## EXERCISE DATA

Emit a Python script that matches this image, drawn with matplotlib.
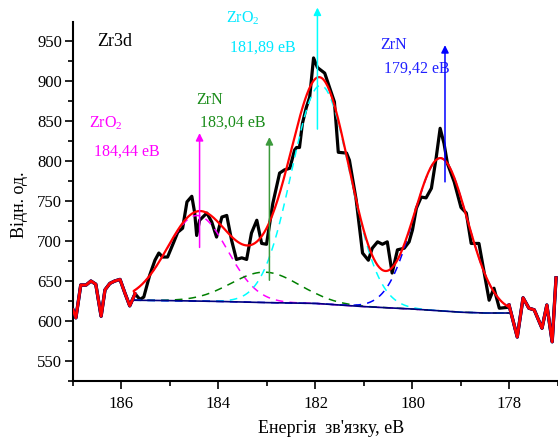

--

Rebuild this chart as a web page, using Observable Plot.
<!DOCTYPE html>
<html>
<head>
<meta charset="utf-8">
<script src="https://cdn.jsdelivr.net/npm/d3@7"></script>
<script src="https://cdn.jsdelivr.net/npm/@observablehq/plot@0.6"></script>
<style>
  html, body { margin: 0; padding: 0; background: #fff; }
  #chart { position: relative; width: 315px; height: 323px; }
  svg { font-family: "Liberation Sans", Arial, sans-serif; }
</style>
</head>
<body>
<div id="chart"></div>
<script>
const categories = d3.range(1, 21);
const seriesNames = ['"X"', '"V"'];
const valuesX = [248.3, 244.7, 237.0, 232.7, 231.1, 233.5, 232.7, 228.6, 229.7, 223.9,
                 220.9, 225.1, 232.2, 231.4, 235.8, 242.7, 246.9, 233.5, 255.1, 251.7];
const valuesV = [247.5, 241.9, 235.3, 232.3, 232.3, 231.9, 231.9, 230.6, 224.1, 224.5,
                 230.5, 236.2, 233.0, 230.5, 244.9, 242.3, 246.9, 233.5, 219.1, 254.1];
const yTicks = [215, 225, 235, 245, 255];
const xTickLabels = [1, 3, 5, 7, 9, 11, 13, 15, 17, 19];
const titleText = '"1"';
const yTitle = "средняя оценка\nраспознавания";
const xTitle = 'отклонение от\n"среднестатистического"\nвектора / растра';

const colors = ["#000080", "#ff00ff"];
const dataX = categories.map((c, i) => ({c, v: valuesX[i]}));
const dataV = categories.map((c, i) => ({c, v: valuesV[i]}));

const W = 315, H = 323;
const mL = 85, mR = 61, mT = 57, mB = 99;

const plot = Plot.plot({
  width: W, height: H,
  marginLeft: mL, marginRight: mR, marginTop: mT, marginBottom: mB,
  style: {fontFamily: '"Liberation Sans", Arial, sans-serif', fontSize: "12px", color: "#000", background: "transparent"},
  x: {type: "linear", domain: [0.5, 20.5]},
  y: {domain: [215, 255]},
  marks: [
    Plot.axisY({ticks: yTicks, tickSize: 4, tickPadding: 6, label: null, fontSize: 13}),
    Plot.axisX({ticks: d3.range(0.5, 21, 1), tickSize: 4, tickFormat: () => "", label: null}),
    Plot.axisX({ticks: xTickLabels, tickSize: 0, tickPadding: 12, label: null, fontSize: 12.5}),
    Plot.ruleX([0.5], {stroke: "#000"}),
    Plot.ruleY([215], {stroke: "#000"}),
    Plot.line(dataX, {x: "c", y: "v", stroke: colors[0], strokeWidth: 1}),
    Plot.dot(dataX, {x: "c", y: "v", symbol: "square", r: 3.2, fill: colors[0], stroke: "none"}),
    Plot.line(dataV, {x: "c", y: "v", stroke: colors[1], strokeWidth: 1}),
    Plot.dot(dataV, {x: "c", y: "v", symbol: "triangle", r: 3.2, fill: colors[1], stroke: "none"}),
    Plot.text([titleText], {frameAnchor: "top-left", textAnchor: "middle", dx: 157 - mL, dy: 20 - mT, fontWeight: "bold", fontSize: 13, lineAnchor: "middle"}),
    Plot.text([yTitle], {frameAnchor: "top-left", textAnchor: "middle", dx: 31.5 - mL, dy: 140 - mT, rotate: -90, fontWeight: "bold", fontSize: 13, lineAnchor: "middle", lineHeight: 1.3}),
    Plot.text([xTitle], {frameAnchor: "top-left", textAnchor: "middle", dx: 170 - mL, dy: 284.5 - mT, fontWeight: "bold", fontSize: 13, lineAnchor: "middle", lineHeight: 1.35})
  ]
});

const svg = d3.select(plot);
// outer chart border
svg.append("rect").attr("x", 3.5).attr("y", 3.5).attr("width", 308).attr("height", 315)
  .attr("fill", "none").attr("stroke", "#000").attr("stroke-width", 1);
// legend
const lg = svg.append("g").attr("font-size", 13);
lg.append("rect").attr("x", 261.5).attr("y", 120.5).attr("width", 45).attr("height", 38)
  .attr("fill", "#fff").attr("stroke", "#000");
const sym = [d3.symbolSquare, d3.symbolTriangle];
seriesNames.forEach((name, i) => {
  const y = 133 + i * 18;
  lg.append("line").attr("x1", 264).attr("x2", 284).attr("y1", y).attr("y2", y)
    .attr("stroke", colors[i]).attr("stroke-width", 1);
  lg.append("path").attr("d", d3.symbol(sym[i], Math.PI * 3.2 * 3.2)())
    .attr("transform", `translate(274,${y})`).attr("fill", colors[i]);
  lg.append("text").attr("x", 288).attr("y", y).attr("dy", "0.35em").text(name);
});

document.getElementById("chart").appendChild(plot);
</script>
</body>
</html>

## EXERCISE DESCRIPTION
Pull out every line in the material above where "this" occurs.

## OUTPUT
Emit a Python script that matches this image, drawn with matplotlib.
Rebuild this chart as a web page, using Observable Plot.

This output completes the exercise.